John and Patricia Meinke became involved in copper in 1958 when they saw a few copper molds in an antique store. This inspired them to begin collecting copper and open a store. The store closed in the 1970s as the Meinkes preferred selling copper at antique shows in large American cities. Most of the copper was sourced from Europe. Their son, Drake, joined the family business in 1978.

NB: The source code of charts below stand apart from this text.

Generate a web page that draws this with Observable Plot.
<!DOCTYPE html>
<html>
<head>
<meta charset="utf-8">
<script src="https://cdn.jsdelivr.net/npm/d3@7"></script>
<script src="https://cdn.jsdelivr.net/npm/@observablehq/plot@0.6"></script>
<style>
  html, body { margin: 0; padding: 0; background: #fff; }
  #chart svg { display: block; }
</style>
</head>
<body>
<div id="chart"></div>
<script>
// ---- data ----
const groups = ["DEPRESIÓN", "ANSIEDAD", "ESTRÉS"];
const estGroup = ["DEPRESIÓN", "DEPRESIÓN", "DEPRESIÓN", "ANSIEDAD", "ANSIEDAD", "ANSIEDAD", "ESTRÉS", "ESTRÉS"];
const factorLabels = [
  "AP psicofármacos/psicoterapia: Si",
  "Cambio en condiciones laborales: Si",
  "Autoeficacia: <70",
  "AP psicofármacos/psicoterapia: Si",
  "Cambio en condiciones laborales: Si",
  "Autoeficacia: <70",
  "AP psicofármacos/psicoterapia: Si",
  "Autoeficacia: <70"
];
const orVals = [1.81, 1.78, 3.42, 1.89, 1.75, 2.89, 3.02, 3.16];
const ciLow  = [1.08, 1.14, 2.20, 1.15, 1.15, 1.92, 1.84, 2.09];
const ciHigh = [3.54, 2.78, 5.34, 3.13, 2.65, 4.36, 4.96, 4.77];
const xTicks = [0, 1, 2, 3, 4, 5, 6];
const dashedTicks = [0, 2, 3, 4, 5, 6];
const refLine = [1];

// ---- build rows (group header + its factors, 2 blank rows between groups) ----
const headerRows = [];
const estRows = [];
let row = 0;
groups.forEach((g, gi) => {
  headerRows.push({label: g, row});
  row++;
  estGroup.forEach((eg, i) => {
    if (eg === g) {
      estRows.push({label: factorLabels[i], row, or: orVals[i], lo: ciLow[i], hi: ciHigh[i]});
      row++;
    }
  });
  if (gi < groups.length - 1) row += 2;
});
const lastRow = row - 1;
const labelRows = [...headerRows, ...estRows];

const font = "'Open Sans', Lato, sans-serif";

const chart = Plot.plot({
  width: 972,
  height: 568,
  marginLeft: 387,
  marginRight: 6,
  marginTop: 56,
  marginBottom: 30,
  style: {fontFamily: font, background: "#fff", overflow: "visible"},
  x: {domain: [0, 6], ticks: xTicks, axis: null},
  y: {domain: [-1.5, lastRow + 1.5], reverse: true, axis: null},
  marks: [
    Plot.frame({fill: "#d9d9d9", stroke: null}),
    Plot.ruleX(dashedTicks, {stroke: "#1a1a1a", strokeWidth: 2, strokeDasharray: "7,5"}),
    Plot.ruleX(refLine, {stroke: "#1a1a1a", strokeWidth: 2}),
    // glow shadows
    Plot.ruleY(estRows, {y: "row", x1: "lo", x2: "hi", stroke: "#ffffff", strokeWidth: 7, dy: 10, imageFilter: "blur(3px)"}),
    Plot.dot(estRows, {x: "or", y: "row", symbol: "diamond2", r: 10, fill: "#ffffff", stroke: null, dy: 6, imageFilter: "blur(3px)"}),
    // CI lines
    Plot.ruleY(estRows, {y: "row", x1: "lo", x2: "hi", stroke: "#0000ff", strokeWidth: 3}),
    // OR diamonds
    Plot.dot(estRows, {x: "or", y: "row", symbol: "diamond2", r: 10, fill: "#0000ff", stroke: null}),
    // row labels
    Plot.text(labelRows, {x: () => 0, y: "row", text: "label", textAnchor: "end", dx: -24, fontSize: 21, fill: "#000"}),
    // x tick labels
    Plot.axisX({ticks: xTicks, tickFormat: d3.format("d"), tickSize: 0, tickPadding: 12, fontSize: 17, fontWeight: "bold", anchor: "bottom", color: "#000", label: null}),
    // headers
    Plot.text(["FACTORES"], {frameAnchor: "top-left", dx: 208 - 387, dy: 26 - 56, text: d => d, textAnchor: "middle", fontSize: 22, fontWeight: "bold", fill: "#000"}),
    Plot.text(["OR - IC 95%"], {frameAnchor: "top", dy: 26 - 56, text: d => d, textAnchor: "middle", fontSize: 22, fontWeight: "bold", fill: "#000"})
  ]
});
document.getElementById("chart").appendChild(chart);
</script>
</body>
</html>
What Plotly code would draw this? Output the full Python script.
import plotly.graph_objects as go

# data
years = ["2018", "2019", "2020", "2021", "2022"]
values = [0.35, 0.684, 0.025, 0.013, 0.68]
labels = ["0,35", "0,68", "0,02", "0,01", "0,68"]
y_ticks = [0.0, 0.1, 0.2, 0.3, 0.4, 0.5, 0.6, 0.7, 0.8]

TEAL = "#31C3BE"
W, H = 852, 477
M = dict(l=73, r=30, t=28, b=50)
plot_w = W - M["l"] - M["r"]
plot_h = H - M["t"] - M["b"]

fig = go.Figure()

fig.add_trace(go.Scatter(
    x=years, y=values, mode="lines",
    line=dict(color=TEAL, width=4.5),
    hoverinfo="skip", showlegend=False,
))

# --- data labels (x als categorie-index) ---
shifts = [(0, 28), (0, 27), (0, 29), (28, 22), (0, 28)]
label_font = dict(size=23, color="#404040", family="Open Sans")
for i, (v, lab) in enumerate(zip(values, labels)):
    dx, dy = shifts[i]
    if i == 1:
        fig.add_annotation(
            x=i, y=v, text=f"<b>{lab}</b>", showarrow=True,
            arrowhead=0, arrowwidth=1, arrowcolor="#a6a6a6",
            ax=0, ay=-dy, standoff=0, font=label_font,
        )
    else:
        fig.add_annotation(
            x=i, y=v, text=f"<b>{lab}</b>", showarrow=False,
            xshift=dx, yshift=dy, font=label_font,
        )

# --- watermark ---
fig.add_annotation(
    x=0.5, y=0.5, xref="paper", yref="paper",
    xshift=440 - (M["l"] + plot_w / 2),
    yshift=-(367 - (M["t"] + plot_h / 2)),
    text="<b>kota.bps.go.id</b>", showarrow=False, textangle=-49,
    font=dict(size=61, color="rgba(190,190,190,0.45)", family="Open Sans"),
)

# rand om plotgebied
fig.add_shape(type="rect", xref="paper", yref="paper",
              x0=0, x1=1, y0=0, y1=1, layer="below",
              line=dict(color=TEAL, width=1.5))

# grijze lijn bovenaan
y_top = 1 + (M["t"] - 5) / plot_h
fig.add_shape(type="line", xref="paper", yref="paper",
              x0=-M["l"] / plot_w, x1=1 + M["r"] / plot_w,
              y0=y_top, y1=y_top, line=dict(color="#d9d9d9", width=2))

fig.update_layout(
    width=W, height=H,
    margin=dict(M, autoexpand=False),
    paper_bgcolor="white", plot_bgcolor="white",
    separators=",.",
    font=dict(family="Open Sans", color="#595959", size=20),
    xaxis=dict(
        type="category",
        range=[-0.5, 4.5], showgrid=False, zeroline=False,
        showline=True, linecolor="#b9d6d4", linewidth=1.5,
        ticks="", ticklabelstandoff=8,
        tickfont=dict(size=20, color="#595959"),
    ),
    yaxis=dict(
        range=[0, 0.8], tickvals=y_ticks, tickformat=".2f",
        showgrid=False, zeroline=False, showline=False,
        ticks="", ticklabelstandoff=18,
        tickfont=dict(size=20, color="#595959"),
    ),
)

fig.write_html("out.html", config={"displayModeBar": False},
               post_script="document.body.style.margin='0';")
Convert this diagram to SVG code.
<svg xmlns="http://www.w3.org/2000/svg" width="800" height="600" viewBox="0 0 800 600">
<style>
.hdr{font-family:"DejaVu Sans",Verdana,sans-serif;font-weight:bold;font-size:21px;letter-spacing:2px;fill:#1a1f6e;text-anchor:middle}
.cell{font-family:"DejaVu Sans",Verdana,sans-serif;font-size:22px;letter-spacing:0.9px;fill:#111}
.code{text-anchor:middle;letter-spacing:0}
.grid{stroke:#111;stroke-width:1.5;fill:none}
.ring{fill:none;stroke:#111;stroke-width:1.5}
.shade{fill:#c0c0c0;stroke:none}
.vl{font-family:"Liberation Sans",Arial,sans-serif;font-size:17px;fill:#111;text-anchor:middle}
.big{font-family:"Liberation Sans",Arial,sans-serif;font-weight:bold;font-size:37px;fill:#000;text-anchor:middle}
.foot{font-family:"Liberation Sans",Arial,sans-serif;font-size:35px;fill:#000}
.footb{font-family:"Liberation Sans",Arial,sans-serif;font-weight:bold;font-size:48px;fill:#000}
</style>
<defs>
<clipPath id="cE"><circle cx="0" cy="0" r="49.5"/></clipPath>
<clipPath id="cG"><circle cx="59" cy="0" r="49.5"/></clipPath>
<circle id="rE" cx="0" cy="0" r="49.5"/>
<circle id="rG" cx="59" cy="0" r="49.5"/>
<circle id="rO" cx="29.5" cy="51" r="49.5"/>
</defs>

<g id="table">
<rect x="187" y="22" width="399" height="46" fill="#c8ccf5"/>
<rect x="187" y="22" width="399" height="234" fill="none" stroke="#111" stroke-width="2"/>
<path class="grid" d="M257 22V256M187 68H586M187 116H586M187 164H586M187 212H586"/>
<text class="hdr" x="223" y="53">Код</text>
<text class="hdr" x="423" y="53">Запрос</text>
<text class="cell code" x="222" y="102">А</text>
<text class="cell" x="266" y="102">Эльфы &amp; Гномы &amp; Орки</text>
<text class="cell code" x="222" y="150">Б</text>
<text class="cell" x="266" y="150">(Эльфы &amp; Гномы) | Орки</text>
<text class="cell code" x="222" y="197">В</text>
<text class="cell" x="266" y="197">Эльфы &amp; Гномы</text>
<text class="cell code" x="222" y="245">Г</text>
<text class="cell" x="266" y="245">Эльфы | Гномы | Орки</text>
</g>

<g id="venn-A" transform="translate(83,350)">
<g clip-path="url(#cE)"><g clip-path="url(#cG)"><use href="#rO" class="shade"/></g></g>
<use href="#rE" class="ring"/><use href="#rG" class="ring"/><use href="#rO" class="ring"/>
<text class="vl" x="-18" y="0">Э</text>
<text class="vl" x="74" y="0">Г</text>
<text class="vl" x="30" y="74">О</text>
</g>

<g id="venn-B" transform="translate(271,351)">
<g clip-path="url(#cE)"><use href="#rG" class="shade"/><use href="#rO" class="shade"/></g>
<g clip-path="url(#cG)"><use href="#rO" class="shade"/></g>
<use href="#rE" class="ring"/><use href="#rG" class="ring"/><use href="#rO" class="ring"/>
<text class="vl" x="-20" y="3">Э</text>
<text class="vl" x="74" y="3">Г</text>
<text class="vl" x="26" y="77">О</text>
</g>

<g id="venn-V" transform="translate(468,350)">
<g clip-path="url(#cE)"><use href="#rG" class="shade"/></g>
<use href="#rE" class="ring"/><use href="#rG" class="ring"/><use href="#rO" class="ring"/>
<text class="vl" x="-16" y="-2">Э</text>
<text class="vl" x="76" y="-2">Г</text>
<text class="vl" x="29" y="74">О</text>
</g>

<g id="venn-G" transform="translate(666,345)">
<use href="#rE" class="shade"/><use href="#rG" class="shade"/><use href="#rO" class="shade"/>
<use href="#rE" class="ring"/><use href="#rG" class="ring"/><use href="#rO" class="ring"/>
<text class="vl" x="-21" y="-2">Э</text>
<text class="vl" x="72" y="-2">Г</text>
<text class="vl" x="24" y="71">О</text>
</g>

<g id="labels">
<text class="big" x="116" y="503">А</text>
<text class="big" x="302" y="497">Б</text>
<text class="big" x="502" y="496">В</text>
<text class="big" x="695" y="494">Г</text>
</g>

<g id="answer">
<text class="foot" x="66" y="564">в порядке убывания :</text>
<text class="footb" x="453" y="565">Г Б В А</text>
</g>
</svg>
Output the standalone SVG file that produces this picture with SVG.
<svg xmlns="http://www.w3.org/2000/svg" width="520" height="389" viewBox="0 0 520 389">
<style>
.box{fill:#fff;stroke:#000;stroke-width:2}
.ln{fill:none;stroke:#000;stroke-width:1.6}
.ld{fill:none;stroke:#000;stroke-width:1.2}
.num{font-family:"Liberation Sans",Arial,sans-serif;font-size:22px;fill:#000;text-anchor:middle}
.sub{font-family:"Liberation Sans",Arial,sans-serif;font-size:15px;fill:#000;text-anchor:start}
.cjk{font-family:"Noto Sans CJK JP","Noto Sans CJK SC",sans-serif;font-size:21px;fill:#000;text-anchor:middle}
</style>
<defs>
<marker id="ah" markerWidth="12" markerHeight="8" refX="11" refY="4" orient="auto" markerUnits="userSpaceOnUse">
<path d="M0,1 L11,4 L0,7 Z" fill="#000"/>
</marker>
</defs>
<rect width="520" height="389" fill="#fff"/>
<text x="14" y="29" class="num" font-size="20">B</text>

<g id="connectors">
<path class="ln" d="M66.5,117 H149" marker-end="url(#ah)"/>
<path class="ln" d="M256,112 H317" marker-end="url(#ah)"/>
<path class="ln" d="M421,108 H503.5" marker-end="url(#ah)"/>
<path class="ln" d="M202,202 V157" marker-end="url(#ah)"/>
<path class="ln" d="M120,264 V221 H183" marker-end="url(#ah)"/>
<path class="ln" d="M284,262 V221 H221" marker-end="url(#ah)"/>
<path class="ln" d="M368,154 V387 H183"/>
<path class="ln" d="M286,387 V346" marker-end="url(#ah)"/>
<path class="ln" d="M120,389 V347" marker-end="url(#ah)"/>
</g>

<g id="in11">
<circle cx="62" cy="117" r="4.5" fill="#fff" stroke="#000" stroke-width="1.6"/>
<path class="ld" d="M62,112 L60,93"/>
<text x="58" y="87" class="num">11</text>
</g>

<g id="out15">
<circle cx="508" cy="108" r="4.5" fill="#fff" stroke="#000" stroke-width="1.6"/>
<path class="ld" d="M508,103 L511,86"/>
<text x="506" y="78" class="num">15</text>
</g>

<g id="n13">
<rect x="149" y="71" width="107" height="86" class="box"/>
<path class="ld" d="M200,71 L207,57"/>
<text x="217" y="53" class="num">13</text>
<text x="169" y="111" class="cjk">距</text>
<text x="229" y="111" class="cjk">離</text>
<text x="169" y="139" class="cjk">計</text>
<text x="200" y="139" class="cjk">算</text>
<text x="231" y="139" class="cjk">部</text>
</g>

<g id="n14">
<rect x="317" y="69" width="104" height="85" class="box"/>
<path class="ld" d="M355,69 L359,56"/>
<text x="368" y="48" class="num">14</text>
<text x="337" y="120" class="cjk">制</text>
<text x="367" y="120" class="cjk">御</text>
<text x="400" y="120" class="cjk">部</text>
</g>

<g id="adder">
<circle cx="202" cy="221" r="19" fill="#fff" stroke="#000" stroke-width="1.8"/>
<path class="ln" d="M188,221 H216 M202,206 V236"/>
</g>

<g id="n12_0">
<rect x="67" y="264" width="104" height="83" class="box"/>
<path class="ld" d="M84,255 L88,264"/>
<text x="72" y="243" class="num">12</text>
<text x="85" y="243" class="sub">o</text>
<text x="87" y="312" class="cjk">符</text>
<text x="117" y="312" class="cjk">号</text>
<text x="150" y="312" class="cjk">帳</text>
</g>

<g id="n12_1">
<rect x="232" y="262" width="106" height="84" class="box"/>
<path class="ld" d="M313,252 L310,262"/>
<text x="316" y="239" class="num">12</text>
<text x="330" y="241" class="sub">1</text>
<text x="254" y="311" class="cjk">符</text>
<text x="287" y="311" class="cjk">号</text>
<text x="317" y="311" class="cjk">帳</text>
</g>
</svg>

The family began thinking about sharing their copper collection with the public and made plans for a museum. Drake searched for the best location in the U.S. for two years and finally found a place for the museum, in Clarkdale, Arizona. They had chosen Arizona due to it being nicknamed "The Copper State" the largest copper producer in the U.S., while Clarkdale was a city known for its past as a copper smelting town producing billions of pounds of copper, silver, and gold. The old high school was for sale but in poor condition and was purchased in 2002, and the restoration of the building and incorporation of their two existing collections began in 2004. The high school operated from 1928 to 1960 and sat virtually empty from 1960 until 2002. After eight years of restoring the building and preparing the exhibits, the museum opened in 2012, during the centennial celebrations of both Clarkdale and Arizona. In 2022, the museum purchased 901 Main St., formerly Miller's Market, a building on Clarkdale's main street, to expand of their display area.

==Exhibits==
The museum has six main collections of copper art: Historical Information, Military Art, Art and Architecture, Kitchenware, Drinkware, and Distillery and Winery. The Historical Information exhibit details the history of copper, its uses, and its features. Most of the Military Art collection consists of artillery shell casings made from copper, while the Art and Architecture display shows the use of copper through human creativity and expression.